Four years ago I tried to buy a small room from the house next door (not as crazy as it sounds because we already own a room upstairs, which is part of the other property) when they were completely redesigning the whole space.
I also explored opening up our loft as another room, but  building regulations made it too difficult to do, without spoiling the rest of the house.
I've been looking into putting another floor onto the garage/studio building but feel sure all the neighbours would complain.
However, there is an opportunity we might be able to buy a small strip of land from the company who are building some houses behind us.
Watch this space for more news. 

Friday, 17 November 2017

Sooty And The Mexicans

Some of my  Mexican students came for a tour last week.

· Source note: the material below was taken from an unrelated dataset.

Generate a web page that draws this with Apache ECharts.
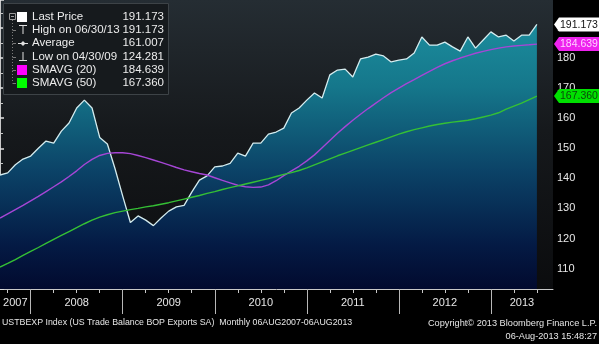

I did think about showing them my painting 'Offrenda' (you can see it on my PRINTS FOR SALE page) as it was inspired by their Day of the Dead culture, but in the end I chickened out.
I had previously  used the hand puppets Sooty and his friends to represent my parents and eldest brother  in the painting 'Duet'.  They lived in the same area as Harry and Marjorie Corbett and their son Matthew, who were the manipulators of the T.V. characters in the 1950s. The Corbetts also seemed to have the same dependency on each other as my family had.
After my mother died, I used the same puppets again to represent various members of the family in the painting 'Offrenda', making them  appear slightly skull- like.
Who in Mexico would have heard of Sooty? I think the group enjoyed their tour anyway, with one student describing it as 'beyond amazing'.

Friday, 10 November 2017

Like A Kaleidoscope

I knew I had one in the loft but could I heck as find it.
 I had some Chinese visitors coming for one of my tours and I wanted to show them what a kaleidoscope was, as I felt it would better explain my ideas for the painting.
'Grand Tours' is a picture I made in 1992 to celebrate five journeys with five members of my immediate family.
 I wanted to make the point  that a journey is like a kaleidoscope, with each new twist and turn, everything changes. I even used a kaleidoscope lens in the preparatory stages of the design , to make the images appear glimpsed at, rather than too clear. You can see the painting on my website on one of the PRINTS FOR SALE pages.
I did manage to buy another kaleidoscope before my guests arrived  and hopefully it helped.

Friday, 3 November 2017

Trapped In Time

I've just been to the Jasper Johns exhibition and was  interested in the paintings where he had used encaustic wax on the surface. He was influenced by the Romans who used it on their mummy portraits of Faiyum.
The process is described as 'hot when you apply it but dry's to an oily sheen'.
I have used it on several of my paintings, where I wanted to give the impression that the image was trapped in time.
I used a thin membrane of encaustic wax between two images in my painting 'Tea for 222' because I wanted to show what had happened in the past while simultaneously  displaying  the present.
Two great aunts had led exciting lives during the 2nd world war - one we believed had worked at Bletchley Park while the other had poised naked in the Windmill Theatre.
Whilst I used numbers (to represent code breaking machines and telephones)  in  the  bottom layer, the top surface was painted with a typical English afternoon tea to symbolise the Aunt's respectable old age.
The wax helps to show both images at the same time.